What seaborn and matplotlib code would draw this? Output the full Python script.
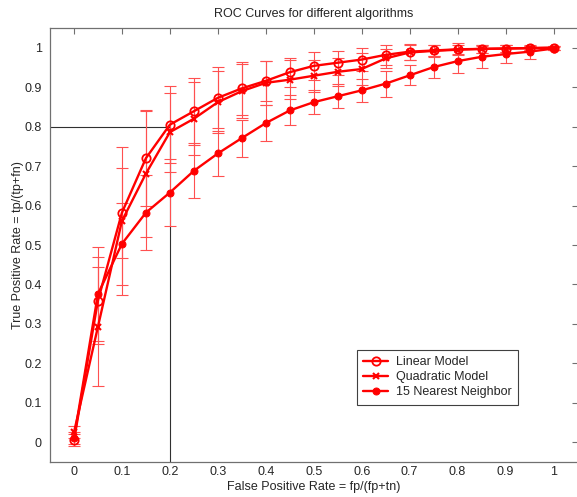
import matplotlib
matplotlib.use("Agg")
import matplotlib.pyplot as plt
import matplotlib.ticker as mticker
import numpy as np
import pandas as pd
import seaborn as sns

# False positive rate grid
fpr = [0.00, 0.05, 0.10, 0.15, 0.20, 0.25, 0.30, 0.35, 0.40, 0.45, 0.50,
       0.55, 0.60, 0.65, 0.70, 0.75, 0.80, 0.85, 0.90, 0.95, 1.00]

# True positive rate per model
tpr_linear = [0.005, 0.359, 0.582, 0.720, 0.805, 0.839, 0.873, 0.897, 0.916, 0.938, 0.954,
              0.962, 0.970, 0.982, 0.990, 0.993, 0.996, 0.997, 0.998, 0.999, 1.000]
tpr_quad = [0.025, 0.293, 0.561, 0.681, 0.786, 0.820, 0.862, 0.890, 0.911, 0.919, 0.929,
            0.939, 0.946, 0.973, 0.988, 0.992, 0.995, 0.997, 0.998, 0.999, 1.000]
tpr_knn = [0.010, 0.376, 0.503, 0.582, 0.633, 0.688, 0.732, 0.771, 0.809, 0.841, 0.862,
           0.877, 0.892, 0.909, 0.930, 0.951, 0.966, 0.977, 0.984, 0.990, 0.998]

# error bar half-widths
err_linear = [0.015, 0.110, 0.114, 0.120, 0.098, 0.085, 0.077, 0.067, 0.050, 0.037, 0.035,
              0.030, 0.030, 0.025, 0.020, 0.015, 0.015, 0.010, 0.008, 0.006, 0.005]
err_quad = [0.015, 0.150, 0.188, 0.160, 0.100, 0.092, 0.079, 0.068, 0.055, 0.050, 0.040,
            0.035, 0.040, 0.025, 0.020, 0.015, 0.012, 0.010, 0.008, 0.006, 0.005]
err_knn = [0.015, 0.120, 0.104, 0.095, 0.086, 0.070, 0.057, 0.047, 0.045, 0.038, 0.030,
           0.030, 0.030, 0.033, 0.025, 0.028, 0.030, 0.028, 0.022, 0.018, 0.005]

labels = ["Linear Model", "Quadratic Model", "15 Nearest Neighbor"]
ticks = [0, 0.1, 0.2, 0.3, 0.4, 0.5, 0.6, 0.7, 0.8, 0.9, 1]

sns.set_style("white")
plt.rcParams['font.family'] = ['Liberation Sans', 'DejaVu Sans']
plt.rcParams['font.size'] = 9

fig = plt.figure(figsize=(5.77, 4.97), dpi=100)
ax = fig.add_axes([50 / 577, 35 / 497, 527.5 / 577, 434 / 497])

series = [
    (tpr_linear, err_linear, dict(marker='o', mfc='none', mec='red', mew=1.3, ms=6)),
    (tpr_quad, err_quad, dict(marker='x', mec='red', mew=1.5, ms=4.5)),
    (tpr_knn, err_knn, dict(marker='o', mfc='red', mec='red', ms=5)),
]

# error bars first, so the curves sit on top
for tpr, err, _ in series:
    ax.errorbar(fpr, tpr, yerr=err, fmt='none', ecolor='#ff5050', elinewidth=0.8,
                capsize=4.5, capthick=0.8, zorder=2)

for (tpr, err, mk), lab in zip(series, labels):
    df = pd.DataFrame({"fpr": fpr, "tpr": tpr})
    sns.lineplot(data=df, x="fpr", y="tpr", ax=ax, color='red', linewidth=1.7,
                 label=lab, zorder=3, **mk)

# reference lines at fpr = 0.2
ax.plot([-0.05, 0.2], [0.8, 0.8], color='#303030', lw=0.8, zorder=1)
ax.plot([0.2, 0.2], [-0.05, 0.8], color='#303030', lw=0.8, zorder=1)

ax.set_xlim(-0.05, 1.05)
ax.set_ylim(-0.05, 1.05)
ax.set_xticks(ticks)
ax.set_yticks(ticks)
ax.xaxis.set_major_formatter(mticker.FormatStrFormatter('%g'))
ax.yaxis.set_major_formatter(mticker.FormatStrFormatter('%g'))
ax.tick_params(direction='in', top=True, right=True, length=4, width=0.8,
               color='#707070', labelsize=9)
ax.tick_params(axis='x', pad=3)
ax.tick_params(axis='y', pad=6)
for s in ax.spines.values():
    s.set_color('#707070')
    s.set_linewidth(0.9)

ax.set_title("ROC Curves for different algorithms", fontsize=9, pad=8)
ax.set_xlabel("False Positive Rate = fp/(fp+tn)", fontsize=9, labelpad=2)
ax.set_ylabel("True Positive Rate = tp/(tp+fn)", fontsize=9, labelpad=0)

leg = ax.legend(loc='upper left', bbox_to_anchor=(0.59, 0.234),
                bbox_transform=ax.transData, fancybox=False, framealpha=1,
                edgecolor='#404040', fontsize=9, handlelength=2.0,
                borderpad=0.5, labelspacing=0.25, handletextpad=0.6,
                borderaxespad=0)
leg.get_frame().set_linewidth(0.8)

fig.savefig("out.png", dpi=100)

※ ※ ※

[Aim of the exercise] Without the pictures, return the listing above from its first line through the line that has "0.984, 0.990, 0.998]".

[Output]
What seaborn and matplotlib code would draw this? Output the full Python script.
import matplotlib
matplotlib.use("Agg")
import matplotlib.pyplot as plt
import matplotlib.ticker as mticker
import numpy as np
import pandas as pd
import seaborn as sns

# False positive rate grid
fpr = [0.00, 0.05, 0.10, 0.15, 0.20, 0.25, 0.30, 0.35, 0.40, 0.45, 0.50,
       0.55, 0.60, 0.65, 0.70, 0.75, 0.80, 0.85, 0.90, 0.95, 1.00]

# True positive rate per model
tpr_linear = [0.005, 0.359, 0.582, 0.720, 0.805, 0.839, 0.873, 0.897, 0.916, 0.938, 0.954,
              0.962, 0.970, 0.982, 0.990, 0.993, 0.996, 0.997, 0.998, 0.999, 1.000]
tpr_quad = [0.025, 0.293, 0.561, 0.681, 0.786, 0.820, 0.862, 0.890, 0.911, 0.919, 0.929,
            0.939, 0.946, 0.973, 0.988, 0.992, 0.995, 0.997, 0.998, 0.999, 1.000]
tpr_knn = [0.010, 0.376, 0.503, 0.582, 0.633, 0.688, 0.732, 0.771, 0.809, 0.841, 0.862,
           0.877, 0.892, 0.909, 0.930, 0.951, 0.966, 0.977, 0.984, 0.990, 0.998]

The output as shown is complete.